We didn't set out to replace anyone's spreadsheet. We set out to solve a different problem: organizations have critical knowledge and operational data locked in formats that humans can access but AI agents can't. Spreadsheets are one of those formats. PDFs are another. Institutional knowledge trapped in people's heads is a third.
Alani Insights is an MCP-native structured data layer. It's a SQL database that AI agents can query directly through the Model Context Protocol (MCP), the emerging standard for how agents interact with data sources. Your data gets a schema, an API, and a query interface that both humans and machines can use.
But here's the thing the Peters crowd would appreciate: you can also just talk to it. Ask your data a question in plain English. Explore assumptions. Test scenarios. Develop the intuition that comes from interacting with your data directly, without needing to know SQL, and without giving up the structured infrastructure underneath.
That's the resolution of the debate, as I see it. You don't have to choose between the exploratory, intuition-building interaction that makes spreadsheets powerful and the proper infrastructure that makes data useful at scale and to agents. You can have both, but only if the underlying layer is designed for it from the start.

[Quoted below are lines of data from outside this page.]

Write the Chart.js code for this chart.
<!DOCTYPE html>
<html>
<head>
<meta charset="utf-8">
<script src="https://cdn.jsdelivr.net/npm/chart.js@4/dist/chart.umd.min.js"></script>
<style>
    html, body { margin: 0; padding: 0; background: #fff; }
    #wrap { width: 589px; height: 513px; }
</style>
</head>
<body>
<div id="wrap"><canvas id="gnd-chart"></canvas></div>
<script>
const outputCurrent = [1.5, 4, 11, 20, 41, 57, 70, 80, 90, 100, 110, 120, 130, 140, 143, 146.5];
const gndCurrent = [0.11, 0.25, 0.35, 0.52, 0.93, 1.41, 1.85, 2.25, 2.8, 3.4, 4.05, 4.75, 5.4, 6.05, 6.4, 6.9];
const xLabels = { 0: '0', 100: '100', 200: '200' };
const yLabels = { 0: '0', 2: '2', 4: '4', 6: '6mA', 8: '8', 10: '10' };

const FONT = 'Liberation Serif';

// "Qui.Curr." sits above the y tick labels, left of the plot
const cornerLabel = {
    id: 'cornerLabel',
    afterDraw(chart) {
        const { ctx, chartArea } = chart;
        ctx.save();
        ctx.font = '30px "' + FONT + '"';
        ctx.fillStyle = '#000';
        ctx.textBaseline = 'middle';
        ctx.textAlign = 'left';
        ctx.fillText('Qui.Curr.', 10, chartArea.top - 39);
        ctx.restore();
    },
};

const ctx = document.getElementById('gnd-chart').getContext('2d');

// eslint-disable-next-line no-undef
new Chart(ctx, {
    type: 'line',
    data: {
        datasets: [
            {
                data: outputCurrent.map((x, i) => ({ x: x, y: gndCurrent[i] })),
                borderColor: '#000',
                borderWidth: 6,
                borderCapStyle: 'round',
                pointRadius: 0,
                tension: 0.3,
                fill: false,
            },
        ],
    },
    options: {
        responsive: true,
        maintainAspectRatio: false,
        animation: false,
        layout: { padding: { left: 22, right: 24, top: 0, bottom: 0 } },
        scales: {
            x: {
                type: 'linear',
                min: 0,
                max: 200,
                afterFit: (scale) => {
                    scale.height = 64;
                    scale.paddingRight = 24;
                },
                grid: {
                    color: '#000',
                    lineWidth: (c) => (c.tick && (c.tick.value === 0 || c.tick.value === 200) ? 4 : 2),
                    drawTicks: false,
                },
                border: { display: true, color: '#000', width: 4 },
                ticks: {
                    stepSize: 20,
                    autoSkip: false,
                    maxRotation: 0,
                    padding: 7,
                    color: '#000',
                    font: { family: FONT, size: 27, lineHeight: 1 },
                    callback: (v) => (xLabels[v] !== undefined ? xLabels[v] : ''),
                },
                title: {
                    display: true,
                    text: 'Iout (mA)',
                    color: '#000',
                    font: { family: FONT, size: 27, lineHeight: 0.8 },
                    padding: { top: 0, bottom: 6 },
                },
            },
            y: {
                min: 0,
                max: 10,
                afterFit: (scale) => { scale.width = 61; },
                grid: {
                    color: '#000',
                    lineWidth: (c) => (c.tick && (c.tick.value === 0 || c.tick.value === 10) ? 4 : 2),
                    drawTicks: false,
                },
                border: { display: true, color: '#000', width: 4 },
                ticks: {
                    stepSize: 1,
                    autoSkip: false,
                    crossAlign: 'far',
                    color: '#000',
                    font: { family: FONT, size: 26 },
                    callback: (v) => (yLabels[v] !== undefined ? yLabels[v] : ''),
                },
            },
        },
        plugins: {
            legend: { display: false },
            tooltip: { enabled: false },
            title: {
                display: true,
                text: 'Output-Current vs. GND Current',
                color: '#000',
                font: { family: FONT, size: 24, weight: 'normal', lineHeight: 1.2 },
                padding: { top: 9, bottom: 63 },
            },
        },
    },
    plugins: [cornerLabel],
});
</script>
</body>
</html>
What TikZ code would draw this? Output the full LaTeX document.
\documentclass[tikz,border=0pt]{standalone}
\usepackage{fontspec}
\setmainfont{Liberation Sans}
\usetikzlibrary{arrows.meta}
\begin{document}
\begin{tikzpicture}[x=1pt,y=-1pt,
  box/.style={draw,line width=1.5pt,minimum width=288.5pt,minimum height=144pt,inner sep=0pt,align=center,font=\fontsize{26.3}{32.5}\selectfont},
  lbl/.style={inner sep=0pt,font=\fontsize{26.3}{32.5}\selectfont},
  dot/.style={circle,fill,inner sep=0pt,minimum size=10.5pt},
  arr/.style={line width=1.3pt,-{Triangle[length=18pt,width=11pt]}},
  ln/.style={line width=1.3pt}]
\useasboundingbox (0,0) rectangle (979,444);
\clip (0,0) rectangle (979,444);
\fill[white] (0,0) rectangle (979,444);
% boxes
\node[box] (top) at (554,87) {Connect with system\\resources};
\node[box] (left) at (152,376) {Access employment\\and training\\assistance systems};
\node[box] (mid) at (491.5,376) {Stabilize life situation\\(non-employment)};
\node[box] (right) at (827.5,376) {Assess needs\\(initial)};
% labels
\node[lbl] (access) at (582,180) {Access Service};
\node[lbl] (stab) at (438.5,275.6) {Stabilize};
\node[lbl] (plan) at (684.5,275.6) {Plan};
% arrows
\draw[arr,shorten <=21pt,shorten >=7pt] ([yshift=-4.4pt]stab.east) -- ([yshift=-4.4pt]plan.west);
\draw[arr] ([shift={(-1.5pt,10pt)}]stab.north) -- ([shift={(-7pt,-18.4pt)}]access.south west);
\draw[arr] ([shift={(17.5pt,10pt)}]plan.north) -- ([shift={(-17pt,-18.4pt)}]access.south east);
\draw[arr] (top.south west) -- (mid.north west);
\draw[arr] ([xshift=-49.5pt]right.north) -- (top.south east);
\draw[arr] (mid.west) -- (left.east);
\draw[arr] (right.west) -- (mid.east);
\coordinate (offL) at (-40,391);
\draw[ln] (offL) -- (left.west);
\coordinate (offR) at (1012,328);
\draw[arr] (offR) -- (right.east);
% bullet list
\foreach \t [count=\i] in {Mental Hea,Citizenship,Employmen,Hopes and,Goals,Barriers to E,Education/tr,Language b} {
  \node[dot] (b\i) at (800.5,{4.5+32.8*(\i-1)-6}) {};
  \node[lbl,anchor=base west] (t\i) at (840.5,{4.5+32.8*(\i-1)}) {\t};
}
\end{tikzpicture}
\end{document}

The Bottom Line: It's Not Excel vs. Python. It's Files vs. Layers.
I don't think the spreadsheet is going away any more than the PDF went away. But Chen is right that its dominance is ending. Not because AI code generation replaces the grid, but because the world is shifting to an architecture where data needs to be agent-ready, queryable, and structured by default.
The billion-dollar question isn't whether your team uses Excel or Python. It's whether your data is locked in files or living in a layer that both your people and your AI can actually use.
That's the transition we're in. And it's bigger than spreadsheets.
Frequently Asked Questions
Will AI replace spreadsheets entirely?
No. Spreadsheets will retain their role as personal thinking tools, including exploratory modeling, ad-hoc analysis, and quick-and-dirty lists. What AI replaces is the spreadsheet as an operational system of record. Anything collaborative at scale, feeding automated workflows, or needing to be consumed by AI agents will migrate to structured data layers.
What is a structured data layer?
A structured data layer is a database with a defined schema, API access, and query interface that both humans and AI agents can interact with. Unlike a spreadsheet file, it supports version control, programmatic access, and integration with AI tools through protocols like MCP (Model Context Protocol).
What is MCP and why does it matter for data?
The Model Context Protocol (MCP) is an emerging standard for how AI agents connect to and query external data sources. An MCP-native data layer means AI agents can access your structured data directly, without custom integrations, screen scraping, or manual exports from spreadsheets.
What's the difference between "spreadsheets as thinking tools" and "spreadsheets as software"?
Spreadsheets serve two distinct purposes. As thinking tools, they help users build financial models, test assumptions, and develop intuition. The process matters as much as the output. As software, they function as dashboards, trackers, and operational systems, where the output is the point. AI is most likely to replace the second category first.